Following Directions
Tuesday, December 5th, 2006James Holderness just posted a helpful post discussing some of the issues with supporting bidirectional text in RSS. In the post he describes the functionality they implemented for Snarfer that attempts to guess the base directionality of text using a simple, but error prone, algorithm:
1. Initialise a counter to zero. 2. Look at the first n characters of the content with markup stripped. 3. If a character is from an RTL script, 4 increment the counter by one. 4. If a character is from an LTR script, 5 decrement the counter by one. 5. Once n characters have been processed, if the counter is positive, the content is considered to be RTL.

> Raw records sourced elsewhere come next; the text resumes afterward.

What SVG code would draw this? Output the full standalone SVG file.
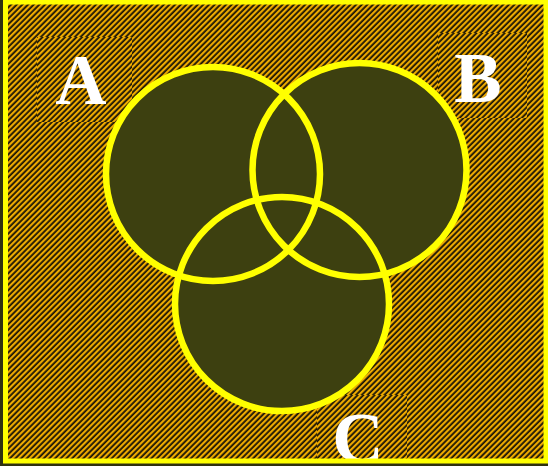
<svg xmlns="http://www.w3.org/2000/svg" width="548" height="466" viewBox="0 0 548 466">
  <defs>
    <pattern id="stripes" patternUnits="userSpaceOnUse" width="4" height="4" patternTransform="rotate(45)">
      <rect width="4" height="4" fill="#181408"/>
      <rect width="2.2" height="4" fill="#eeaa00"/>
    </pattern>
    <pattern id="stripes2" patternUnits="userSpaceOnUse" width="4" height="4" patternTransform="rotate(45) translate(1.2 0)">
      <rect width="4" height="4" fill="#181408"/>
      <rect width="2.2" height="4" fill="#eeaa00"/>
    </pattern>
    <style>
      .set { fill: #3d4010; }
      .ring { fill: none; stroke: #ffff00; stroke-width: 6.5; }
      .lbl { font-family: "Liberation Serif", "Times New Roman", serif; font-weight: bold; font-size: 71px; fill: #ffffff; text-anchor: middle; }
    </style>
  </defs>
  <rect x="0" y="0" width="548" height="466" fill="#2f3110"/>
  <rect x="5.5" y="2" width="540.5" height="459" fill="url(#stripes)"/>
  <g id="label-boxes">
    <rect x="37" y="37" width="95" height="85" fill="url(#stripes2)"/>
    <rect x="438" y="33" width="89" height="85" fill="url(#stripes2)"/>
    <rect x="317" y="395" width="90" height="66" fill="url(#stripes2)"/>
  </g>
  <g id="fills">
    <circle class="set" cx="213" cy="174" r="107"/>
    <circle class="set" cx="359.5" cy="170" r="107"/>
    <circle class="set" cx="282" cy="304" r="107"/>
  </g>
  <g id="setA"><circle class="ring" cx="213" cy="174" r="107"/></g>
  <g id="setB"><circle class="ring" cx="359.5" cy="170" r="107"/></g>
  <g id="setC"><circle class="ring" cx="282" cy="304" r="107"/></g>
  <g id="labelA"><text class="lbl" x="81" y="104">A</text></g>
  <g id="labelB"><text class="lbl" x="478" y="102">B</text></g>
  <g id="labelC"><text class="lbl" x="358" y="462">C</text></g>
  <rect x="5.5" y="2" width="540.5" height="459" fill="none" stroke="#ffff00" stroke-width="5"/>
</svg>
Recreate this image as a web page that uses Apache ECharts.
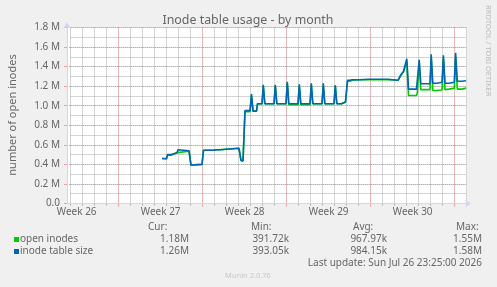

The key challenge with this approach is that it’s based on the premise that basically left-to-right text will contain more left-to-right characters than right-to-left characters. Obviously that’s not an assumption that’ll work out every time (which James duly acknowledges).
Unfortunately, with RSS, there is absolutely no reliable way of detecting the directionality of text that works 100% of the time short of explicitly sprinkling the Unicode Control Characters throughout the document; unfortunately most editors aren’t set up to support easy use of the Unicode Control Characters. The alternative is to try to guess the direction based on the specified language the way it appears IE7 does. However, even that approach is flawed as language is not always a clear indication of direction.
Personally, I think guessing sucks if you have the option of making it explicit. With Atom we have that opportunity.